Oh the Outrage! Representing Poverty in India
I've not posted on the bankruptcy of fashion photography for some time. And I thought I might let the latest round of despicable behavior go without comment. Unfortunately, the situation is too egregious to skip over.
The most recent fracas has been generated by the August issue of Vogue (India) which subjected readers to a sixteen page photo spread depicting average Indians (the average income is $1.25 per day according to the World Bank) posing with this or that outrageously expensive fashion accessory.
The spread seems to have strained the bounds even of journalistic objectivity. In this story, carried in the Business section of The New York Times (and where you can find some examples of the Vogue spread) the reporter clearly has a difficult time suppressing her disbelief. And this report in The Independent makes the editor - Ms. Priya Tanna, pictured above - who commissioned and published the shoot seem especially obtuse. Her response to criticisms? According to press accounts she advised critics to "lighten up" in the course of fatuous attempts to rationalize her very poor judgment.
The problem, of course, is that Vogue India hardly is exceptional. When in The Guardian we are asked "Is This the Most Tasteless Fashion Shoot Ever?" I really am not sure how to make sense of the question. The columnist, Jess Cartner-Morley, offers this well-deserved, explicit condemnation while managing, of course, to partition the fact that she makes her own living reporting on the 'fashion beat,' thereby lending credibility and visibility to the industry whose 'excesses' she condemns. In the process Cartner-Morley recalls work by the porcine Steve Meisel about which I have posted here and here and here. And she calls attention too to the photo spread in the U.S. version of Vogue last spring that depicts Keira Knightly, among other things, cavorting with young Kenyan boys. At least this spread draped the ridiculously expensive fashions on the skinny white girl and not on the Africans.

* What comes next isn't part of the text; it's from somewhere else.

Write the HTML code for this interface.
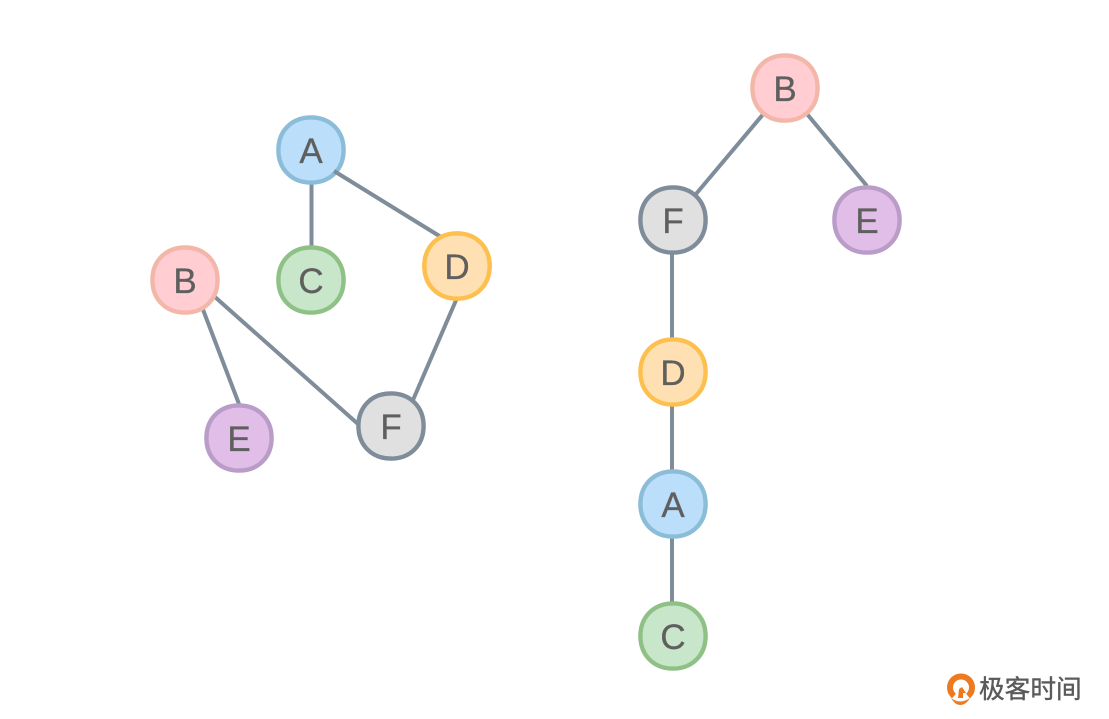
<!DOCTYPE html>
<html>
<head>
<meta charset="utf-8">
<style>
html,body{margin:0;padding:0;background:#fff;width:1109px;height:719px;overflow:hidden}
svg{display:block}
.n text{font-family:"Liberation Sans",sans-serif;font-size:35px;fill:#5f5f5f;text-anchor:middle;stroke:#5f5f5f;stroke-width:.3}
.l line{stroke:#7f8c99;stroke-width:4}
</style>
</head>
<body>
<svg width="1109" height="719" viewBox="0 0 1109 719" xmlns="http://www.w3.org/2000/svg">
<defs>
<path id="node" d="M0 -32.6 C19.2 -32.6 32.6 -19.2 32.6 0 C32.6 19.2 19.2 32.6 0 32.6 C-19.2 32.6 -32.6 19.2 -32.6 0 C-32.6 -19.2 -19.2 -32.6 0 -32.6 Z" stroke-width="4.4"/>
</defs>
<g class="l">
<line x1="311.5" y1="184" x2="311.5" y2="246"/>
<line x1="457" y1="298" x2="413" y2="400"/>
<line x1="215" y1="297" x2="358" y2="424"/>
<line x1="202" y1="307" x2="239" y2="404"/>
<line x1="765" y1="112" x2="696" y2="194"/>
<line x1="807" y1="114" x2="867" y2="186"/>
<line x1="672" y1="254" x2="672" y2="338"/>
<line x1="672" y1="406" x2="672" y2="470"/>
<line x1="672" y1="538" x2="672" y2="602"/>
</g>
<g class="n">
<g transform="translate(311,150)"><use href="#node" fill="#bbdefb" stroke="#8bbdd9"/><text y="13">A</text></g>
<g transform="translate(311,280)"><use href="#node" fill="#c8e6c9" stroke="#8fc187"/><text y="13">C</text></g>
<g transform="translate(457,266)"><use href="#node" fill="#ffe0b2" stroke="#fdc04f"/><text y="13">D</text></g>
<g transform="translate(185,280)"><use href="#node" fill="#ffcdd2" stroke="#f3b7aa"/><text y="13">B</text></g>
<g transform="translate(239,438)"><use href="#node" fill="#e1bee7" stroke="#b99cc7"/><text y="13">E</text></g>
<g transform="translate(391,426)"><use href="#node" fill="#e0e0e0" stroke="#7f8c99"/><text y="13">F</text></g>
<g transform="translate(785,88)"><use href="#node" fill="#ffcdd2" stroke="#f3b7aa"/><text y="13">B</text></g>
<g transform="translate(673,220)"><use href="#node" fill="#e0e0e0" stroke="#7f8c99"/><text y="13">F</text></g>
<g transform="translate(867,220)"><use href="#node" fill="#e1bee7" stroke="#b99cc7"/><text y="13">E</text></g>
<g transform="translate(673,372)"><use href="#node" fill="#ffe0b2" stroke="#fdc04f"/><text y="13">D</text></g>
<g transform="translate(673,504)"><use href="#node" fill="#bbdefb" stroke="#8bbdd9"/><text y="13">A</text></g>
<g transform="translate(673,636)"><use href="#node" fill="#c8e6c9" stroke="#8fc187"/><text y="13">C</text></g>
</g>
<g class="l"><line x1="334" y1="171" x2="441" y2="237"/></g>
<g transform="translate(457,266)"><use href="#node" fill="#ffe0b2" stroke="#fdc04f"/><text y="13" font-family="'Liberation Sans',sans-serif" font-size="35" fill="#5f5f5f" text-anchor="middle" stroke="#5f5f5f" stroke-width=".3">D</text></g>
<g>
<path d="M954 696 A11 11 0 1 1 968 696" fill="none" stroke="#ee7a1f" stroke-width="6"/>
<path d="M958 698 L959 689 L962 687 L966 693 L963 693 L963 698 Z" fill="#ee7a1f"/>
<path d="M951 698 Q960 705 970 698 Q966 705 960 705 Q955 705 951 698 Z" fill="#ee7a1f"/>
<text x="979" y="698" font-family="'Liberation Sans','Noto Sans CJK SC',sans-serif" font-size="25.7" font-weight="400" fill="#5a5a5a" stroke="#5a5a5a" stroke-width=".4">极客时间</text>
</g>
</svg>
</body>
</html>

Of course, by pointing out how Cartner-Morley is complicit in all this - and let's face it, the difference between the imagery she finds offensive and the general run of fashion and glamour and celebrity photography she regularly discusses is slight, at best   - I risk inviting the sort of shallow 'we are all complicit because everything-is-connected-to-everything' rationalization some defenders of Vogue India have trotted out.

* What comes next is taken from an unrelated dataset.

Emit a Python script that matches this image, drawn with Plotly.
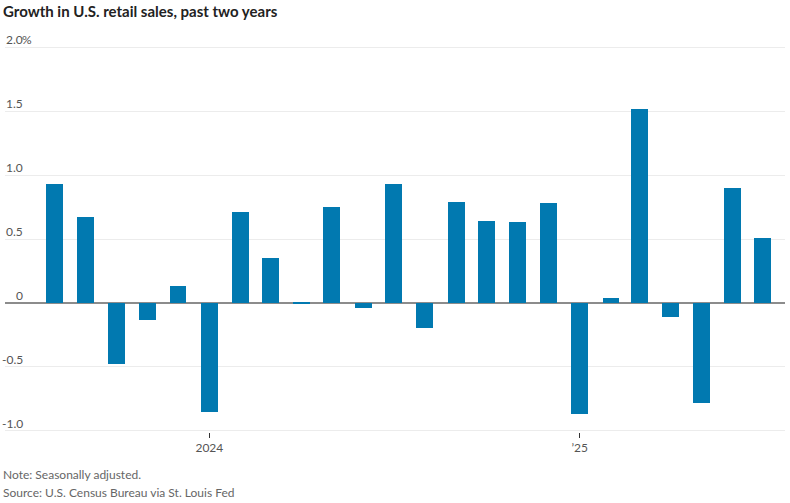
import plotly.graph_objects as go

months = ["2023-08-01", "2023-09-01", "2023-10-01", "2023-11-01", "2023-12-01",
          "2024-01-01", "2024-02-01", "2024-03-01", "2024-04-01", "2024-05-01",
          "2024-06-01", "2024-07-01", "2024-08-01", "2024-09-01", "2024-10-01",
          "2024-11-01", "2024-12-01", "2025-01-01", "2025-02-01", "2025-03-01",
          "2025-04-01", "2025-05-01", "2025-06-01", "2025-07-01"]
growth = [0.93, 0.67, -0.48, -0.13, 0.13,
          -0.85, 0.71, 0.35, -0.01, 0.75,
          -0.04, 0.93, -0.20, 0.79, 0.64,
          0.635, 0.78, -0.87, 0.04, 1.52,
          -0.11, -0.78, 0.90, 0.51]

y_tickvals = [2.0, 1.5, 1.0, 0.5, 0, -0.5, -1.0]
y_ticktext = ["2.0", "1.5", "1.0", "0.5", "0", "-0.5", "-1.0"]
y_unit = "%"
x_tickvals = ["2024-01-01", "2025-01-01"]
x_ticktext = ["2024", "\u201925"]

title = "Growth in U.S. retail sales, past two years"
note = "Note: Seasonally adjusted."
source = "Source: U.S. Census Bureau via St. Louis Fed"

bar_width_ms = 0.55 * 30.44 * 86400000

fig = go.Figure(go.Bar(
    x=months, y=growth,
    width=[bar_width_ms] * len(months),
    marker=dict(color="#0179b0", line=dict(width=0)),
))

fig.update_layout(
    width=790, height=503,
    margin=dict(l=5, r=5, t=46, b=71, autoexpand=False),
    paper_bgcolor="white", plot_bgcolor="white",
    font=dict(family="Lato, Roboto, sans-serif", color="#555"),
    showlegend=False,
    bargap=0,
)

fig.update_xaxes(
    type="date",
    range=["2023-06-13", "2025-07-23"],
    tickvals=x_tickvals, ticktext=x_ticktext,
    ticks="outside", ticklen=5, tickcolor="#333", tickwidth=1,
    showgrid=False, showline=False, zeroline=False,
    tickfont=dict(size=12, color="#555"),
    automargin=False,
)

fig.update_yaxes(
    range=[-1.01, 2.01],
    tickvals=y_tickvals,
    showticklabels=False,
    showgrid=True, gridcolor="#ececec", gridwidth=1,
    zeroline=True, zerolinecolor="#8c8c8c", zerolinewidth=2,
    showline=False, ticks="",
    automargin=False,
)

label_right_px = 24
for i, (v, t) in enumerate(zip(y_tickvals, y_ticktext)):
    fig.add_annotation(text=t, xref="paper", yref="y", x=0, y=v,
                       xanchor="right", yanchor="bottom",
                       xshift=label_right_px - 5 + 1, yshift=-2,
                       showarrow=False, font=dict(size=12, color="#555"))
    if i == 0:
        fig.add_annotation(text=y_unit, xref="paper", yref="y", x=0, y=v,
                           xanchor="left", yanchor="bottom",
                           xshift=label_right_px - 5 - 4, yshift=-2,
                           showarrow=False, font=dict(size=12, color="#555"))

fig.add_annotation(text="<b>" + title + "</b>", xref="paper", yref="paper",
                   x=-0.005, y=1.0, yshift=46, xanchor="left", yanchor="top",
                   showarrow=False, font=dict(size=15, color="#222", family="Lato, sans-serif"))
fig.add_annotation(text=note, xref="paper", yref="paper",
                   x=-0.005, y=0, yshift=-33, xanchor="left", yanchor="top",
                   showarrow=False, font=dict(size=12, color="#666"))
fig.add_annotation(text=source, xref="paper", yref="paper",
                   x=-0.005, y=0, yshift=-51, xanchor="left", yanchor="top",
                   showarrow=False, font=dict(size=12, color="#666"))

fig.write_html("out.html", config={"displayModeBar": False},
               post_script="document.body.style.margin='0';")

But to say that because in global markets we all are connected and so decry as hypocrisy of those who criticize bad behavior misses the point. There is a difference between pushing sub-prime, ballooning mortgages on unsuspecting home buyers and writing standard 30 year fixed rate financing. So too, there is a difference between selling fashion accessories (although a $10,ooo handbag? please!*) and selling them on the backs of individuals sunk in dire poverty. Of course, Ms. Tanna is at pains to establish that the individuals in the photographs were paid, she declines to say how much. I doubt they received even a tiny fraction, say, of the sum Ms. Knightly made. Why?

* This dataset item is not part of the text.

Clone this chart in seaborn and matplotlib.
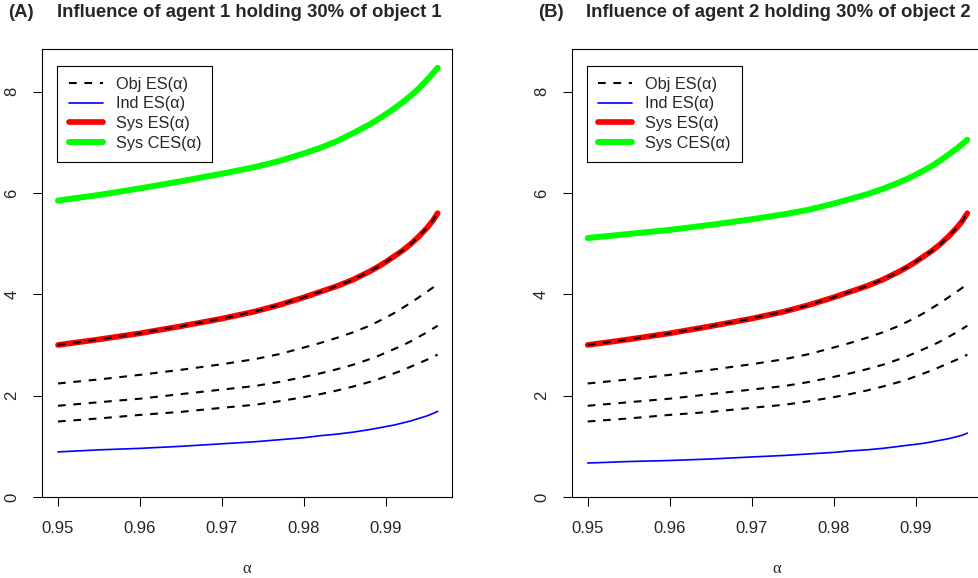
import matplotlib
matplotlib.use("Agg")
import matplotlib.pyplot as plt
from matplotlib.lines import Line2D
import seaborn as sns

# alpha levels (x axis)
alpha = [0.95, 0.955, 0.96, 0.965, 0.97, 0.974, 0.977, 0.98, 0.982, 0.984, 0.986,
         0.988, 0.989, 0.990, 0.991, 0.992, 0.993, 0.994, 0.995, 0.9957, 0.9963]

# Obj ES curves - same in both panels, the first one lies on top of Sys ES
obj_es_1 = [3.00, 3.11, 3.23, 3.37, 3.52, 3.66, 3.79, 3.94, 4.05, 4.16, 4.29,
            4.45, 4.54, 4.64, 4.75, 4.86, 4.99, 5.14, 5.31, 5.45, 5.60]
obj_es_2 = [2.24, 2.32, 2.41, 2.51, 2.62, 2.72, 2.82, 2.95, 3.04, 3.14, 3.25,
            3.38, 3.46, 3.54, 3.63, 3.73, 3.83, 3.94, 4.05, 4.13, 4.20]
obj_es_3 = [1.80, 1.87, 1.94, 2.03, 2.12, 2.19, 2.27, 2.37, 2.44, 2.52, 2.61,
            2.72, 2.78, 2.85, 2.92, 2.99, 3.07, 3.16, 3.25, 3.32, 3.38]
obj_es_4 = [1.49, 1.55, 1.62, 1.68, 1.76, 1.82, 1.89, 1.97, 2.03, 2.10, 2.18,
            2.27, 2.32, 2.38, 2.44, 2.50, 2.57, 2.64, 2.71, 2.76, 2.81]

# Sys ES - same in both panels
sys_es = [3.00, 3.11, 3.23, 3.37, 3.52, 3.66, 3.79, 3.94, 4.05, 4.16, 4.29,
          4.45, 4.54, 4.64, 4.75, 4.86, 4.99, 5.14, 5.31, 5.45, 5.60]

# panel A: agent 1
ind_es_a = [0.89, 0.93, 0.96, 1.00, 1.05, 1.09, 1.13, 1.17, 1.21, 1.24, 1.28,
            1.33, 1.36, 1.39, 1.42, 1.46, 1.50, 1.55, 1.60, 1.645, 1.69]
sys_ces_a = [5.85, 5.96, 6.09, 6.23, 6.38, 6.51, 6.63, 6.78, 6.89, 7.02, 7.18,
             7.35, 7.45, 7.555, 7.665, 7.785, 7.915, 8.06, 8.23, 8.355, 8.47]

# panel B: agent 2
ind_es_b = [0.67, 0.70, 0.72, 0.75, 0.79, 0.82, 0.85, 0.88, 0.91, 0.93, 0.96,
            1.00, 1.02, 1.04, 1.06, 1.09, 1.12, 1.15, 1.19, 1.22, 1.26]
sys_ces_b = [5.11, 5.19, 5.27, 5.37, 5.48, 5.58, 5.67, 5.79, 5.88, 5.97, 6.08,
             6.21, 6.28, 6.36, 6.445, 6.535, 6.64, 6.755, 6.875, 6.965, 7.05]

x_ticks = [0.95, 0.96, 0.97, 0.98, 0.99]
x_tick_labels = ["0.95", "0.96", "0.97", "0.98", "0.99"]
y_ticks = [0, 2, 4, 6, 8]
y_tick_labels = ["0", "2", "4", "6", "8"]

panel_tags = ["(A)", "(B)"]
panel_titles = ["Influence of agent 1 holding 30% of object 1",
                "Influence of agent 2 holding 30% of object 2"]
legend_labels = ["Obj ES(\u03b1)", "Ind ES(\u03b1)", "Sys ES(\u03b1)", "Sys CES(\u03b1)"]

sns.set_style("white")
plt.rcParams["font.family"] = ["Liberation Sans", "DejaVu Sans"]

W, H = 979, 578
DASH = (0, (3.7, 3.7))
FS = 12


def draw_panel(ax, ind_es, sys_ces):
    sns.lineplot(x=alpha, y=sys_ces, ax=ax, color="#00ff00", lw=4.3,
                 solid_capstyle="round", solid_joinstyle="round")
    sns.lineplot(x=alpha, y=sys_es, ax=ax, color="#ff0000", lw=4.1,
                 solid_capstyle="round", solid_joinstyle="round")
    for obj in [obj_es_1, obj_es_2, obj_es_3, obj_es_4]:
        sns.lineplot(x=alpha, y=obj, ax=ax, color="black", lw=1.5, linestyle=DASH)
    sns.lineplot(x=alpha, y=ind_es, ax=ax, color="#0000ff", lw=1.2,
                 solid_capstyle="round", solid_joinstyle="round")

    ax.set_xlim(0.94805, 0.99805)
    ax.set_ylim(0, 8.84)
    ax.set_xticks(x_ticks, x_tick_labels)
    ax.set_yticks(y_ticks, y_tick_labels)
    ax.tick_params(direction="out", length=6.8, width=0.75, color="black",
                   labelsize=FS, bottom=True, left=True)
    ax.tick_params(axis="x", pad=10.5)
    ax.tick_params(axis="y", pad=9.5)
    for lab in ax.get_yticklabels():
        lab.set_rotation(90)
        lab.set_va("center")
    for s in ax.spines.values():
        s.set_visible(True)
        s.set_color("black")
        s.set_linewidth(0.8)
    ax.set_xlabel("\u03b1", fontsize=FS, family=["Liberation Serif", "DejaVu Serif"],
                  labelpad=18)
    ax.set_ylabel("")

    handles = [
        Line2D([], [], color="black", lw=1.5, linestyle=DASH),
        Line2D([], [], color="#0000ff", lw=1.2),
        Line2D([], [], color="#ff0000", lw=4.1),
        Line2D([], [], color="#00ff00", lw=4.3),
    ]
    leg = ax.legend(handles, legend_labels, loc="upper left",
                    bbox_to_anchor=(15.3 / 410, 1 - 16.7 / 448), borderaxespad=0,
                    fontsize=11.7, frameon=True, fancybox=False, shadow=False,
                    framealpha=1, edgecolor="black", handlelength=2.1,
                    handletextpad=0.8, labelspacing=0.28, borderpad=0.69)
    leg.get_frame().set_linewidth(0.8)


fig = plt.figure(figsize=(W / 100, H / 100), dpi=100)
ax_a = fig.add_axes([42 / W, 81 / H, 410 / W, 448 / H])
ax_b = fig.add_axes([571.7 / W, 81 / H, 410 / W, 448 / H])

draw_panel(ax_a, ind_es_a, sys_ces_a)
draw_panel(ax_b, ind_es_b, sys_ces_b)

# titles, R-style: tag on the far left, main title centred over the plot
for off, tag, title in zip([0, 529.7], panel_tags, panel_titles):
    fig.text((8.3 + off) / W, 1 - 17.3 / H, tag, ha="left", va="baseline",
             fontsize=13.3, fontweight="bold")
    fig.text((249 + off) / W, 1 - 17.3 / H, title, ha="center", va="baseline",
             fontsize=13.3, fontweight="bold")

fig.savefig("out.png", dpi=100)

Defenders of Vogue India ask resentfully if we critics are unaware that there are really poor people in India. That surely is jejune. Those who are oblivious in all this seem to be the Vogue editors (not just the obtuse Ms. Tanna, but those responsible for the other examples I note above too). The critics are aware that what is at issue is not simply material deprivation. Of course, there will always be inequality. We are not dim. But there need not be extreme material deprivation. Moreover, as crucially important as material well-being is, what is at stake here is humiliation and cruelty. The individuals in the photographs might not quite grasp the cruel, humiliating implications of the Vogue photographs (although I would not want to pre-judge that), but virtually every relatively well-off reader of Vogue surely should be able to do so. How condescending are these images? "Oh, look at the poor woman and child! How fortunate that the baby can wear that charming bib!" The consequences of so cavalierly displaying such attitudes in any society are immense. That the folks at Vogue, as well as many of their readers and sycophants, seem unable to grasp that fact is truly disturbing.
* Here is an idea. Designing in a situation where price apparently is no object is easy. The fashionistas ought to try designing attractive, decent clothing and so forth under some realistic price constraint. That might test their skills.